Lazic has woven a story of two time periods that focuses on a young second generation Swede that wants to become a writer - at age 15, and then 23. His family came to Sweden from Serbia to make money and then planned to return. In the middle of it all, the war breaks out. The father decides to kill himself because he can't go home.

An ethnic Swedish film critic - the kind that somehow implies that his ancestors go back several centuries, applauds "the fresh blood and the temperamant Lazic's film adds to the dominant vanilla taste of Swedish film". But why did Lazic use sterotypes?, the critic wonders, especially cornball humor like Edvard Persson, using the example of a Swedish actor from the 1930's. Something like comparing a film made in 2005 to the The Three Stooges. "With this film, as in Kusturica films, are all Serbs money crazy fanatics?". "Does he know that popular Swedish film - film in general - is nothing but stereotypes?", retorts Lazic. "Why does he use so many colors", another critic writes?". Meaning what? Is this something "un-Swedish" that sticks out?

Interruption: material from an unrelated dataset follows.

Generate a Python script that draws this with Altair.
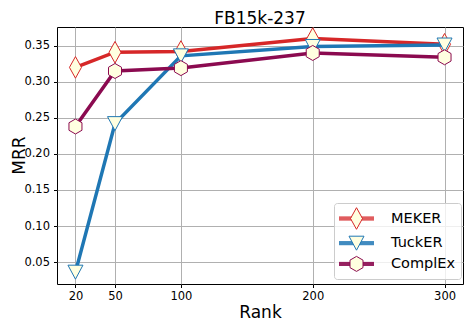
import altair as alt
import pandas as pd

ranks = [20, 50, 100, 200, 300]
models = ["MEKER", "TuckER", "ComplEx"]
meker = [0.320, 0.341, 0.342, 0.360, 0.352]
tucker = [0.036, 0.242, 0.336, 0.349, 0.351]
complex_ = [0.238, 0.315, 0.319, 0.340, 0.334]
colors = ["#d62728", "#1f77b4", "#8b0a50"]
x_ticks = [20, 50, 100, 200, 300]
y_ticks = [0.05, 0.10, 0.15, 0.20, 0.25, 0.30, 0.35]

FONT = "DejaVu Sans"
FILL = "#ffffe0"
DIAMOND = "M0,-1.08L0.6,0L0,1.08L-0.6,0Z"
TRI_DOWN = "M-0.75,-0.7L0.75,-0.7L0,0.7Z"
HEXAGON = "M0,-0.75L0.65,-0.375L0.65,0.375L0,0.75L-0.65,0.375L-0.65,-0.375Z"
shapes = [DIAMOND, TRI_DOWN, HEXAGON]

# legend symbols: thick handle line (4 parallel 1px strokes) + marker
BAND = [-0.15, -0.05, 0.05, 0.15]


def handle(marker, halfw):
    segs = "".join(
        f"M-1.75,{yy}L{-hw},{yy}M{hw},{yy}L1.75,{yy}" for yy, hw in zip(BAND, halfw)
    )
    return segs + marker


legend_shapes = [
    handle(DIAMOND, [0.517, 0.572, 0.572, 0.517]),
    handle(TRI_DOWN, [0.455, 0.402, 0.348, 0.295]),
    handle(HEXAGON, [0.65, 0.65, 0.65, 0.65]),
]

rows = []
for m, vals in zip(models, [meker, tucker, complex_]):
    for r, v in zip(ranks, vals):
        rows.append({"model": m, "rank": r, "mrr": v})
df = pd.DataFrame(rows)

x = alt.X("rank:Q", scale=alt.Scale(domain=[6, 314], nice=False, zero=False),
          axis=alt.Axis(values=x_ticks, format="d", title="Rank",
                        labelPadding=3, titlePadding=2))
y = alt.Y("mrr:Q", scale=alt.Scale(domain=[0.0196, 0.376], nice=False, zero=False),
          axis=alt.Axis(values=y_ticks, format=".2f", title="MRR",
                        labelPadding=4, titleX=-33, titleY=128,
                        titleBaseline="alphabetic"))

legend = alt.Legend(title=None, orient="none", legendX=277, legendY=176, padding=5,
                    rowPadding=0.7, labelFont=FONT, labelFontSize=14.5,
                    labelColor="black", labelOffset=24, symbolOffset=7,
                    direction="vertical", symbolSize=400, symbolStrokeWidth=1,
                    symbolOpacity=1, symbolFillColor=FILL,
                    fillColor="rgba(255,255,255,0.8)", strokeColor="#cccccc",
                    cornerRadius=3)

layers = []
for m, shp in zip(models, shapes):
    base = alt.Chart(df).transform_filter(alt.datum.model == m)
    cs = alt.Scale(domain=models, range=colors)
    layers.append(base.mark_line(strokeWidth=3.5).encode(
        x=x, y=y, color=alt.Color("model:N", scale=cs, legend=None)))
    layers.append(base.mark_point(shape=shp, filled=False, fill=FILL, fillOpacity=1,
                                  strokeWidth=1, size=400, opacity=1).encode(
        x=x, y=y, color=alt.Color("model:N", scale=cs, legend=None)))

# invisible layer that only carries the legend
layers.append(alt.Chart(df).mark_point(filled=False, fill=FILL, strokeWidth=1, size=400,
                                       opacity=0).encode(
    x=x, y=y,
    color=alt.Color("model:N", scale=alt.Scale(domain=models, range=colors), legend=legend),
    shape=alt.Shape("model:N", scale=alt.Scale(domain=models, range=legend_shapes),
                    legend=legend)))

chart = alt.layer(*layers).resolve_scale(
    color="independent", shape="independent"
).properties(
    width=406, height=257,
    title=alt.TitleParams(text="FB15k-237", font=FONT, fontSize=17, fontWeight="normal",
                          color="black", offset=0, dy=2, anchor="middle"),
    autosize=alt.AutoSizeParams(type="none"),
    padding={"left": 49, "top": 19, "right": 1, "bottom": 40},
).configure_axis(
    labelFont=FONT, labelFontSize=11.5, labelColor="black",
    tickColor="black", tickSize=3.5, tickWidth=1, domain=False,
    gridColor="#b0b0b0", gridWidth=1,
    titleFont=FONT, titleFontSize=17, titleFontWeight="normal", titleColor="black",
).configure_view(stroke="black", strokeWidth=1)

chart.save("out.html", embed_options={"renderer": "svg", "actions": False})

Lazic was actually inspired by Francis Ford Coppola's The Godfather, and not the films of Emir Kusturica, but because Miko is a Swede with Serbian heritage, the comparison is a convenient one. "No one called Michael Cimoni's The Deerhunter an immigrant film", he argued, at a Stockholm Film Festival seminar on "double identities in Swedish film". Even with a second generation Russian-American, played by Robert DeNiro! Even with the Vietcong playing Russian roulette with a second generation Scottish-German actor - Christopher Walken. But Made in Yugoslavia is not regarded as a Swedish film. According to some critics- its an "immigrant film". Unfortunately this way of looking at film is all too prevalent in many countries.

Made in Yugoslavia debuted at the Stockholm Film Festival in November. According to Lazic, the film is about interconnections between people, with a mix of comedy and stark reality. The humor in the film isn't any more exaggerated than humor in other films. Because he is color blind he can't explain why there are so many colors, but denies "its an ethnic thing".


In the Swedish state film school Lazic said there was considerable time spent on learning how to film two people sitting in a sofa. Lukas Moodysson uses this technique in several of his films, he explains. But Lazic says that he wants to break against the conventions to make meaningful Swedish films. Made in Yugoslavia is an ambitious first effort.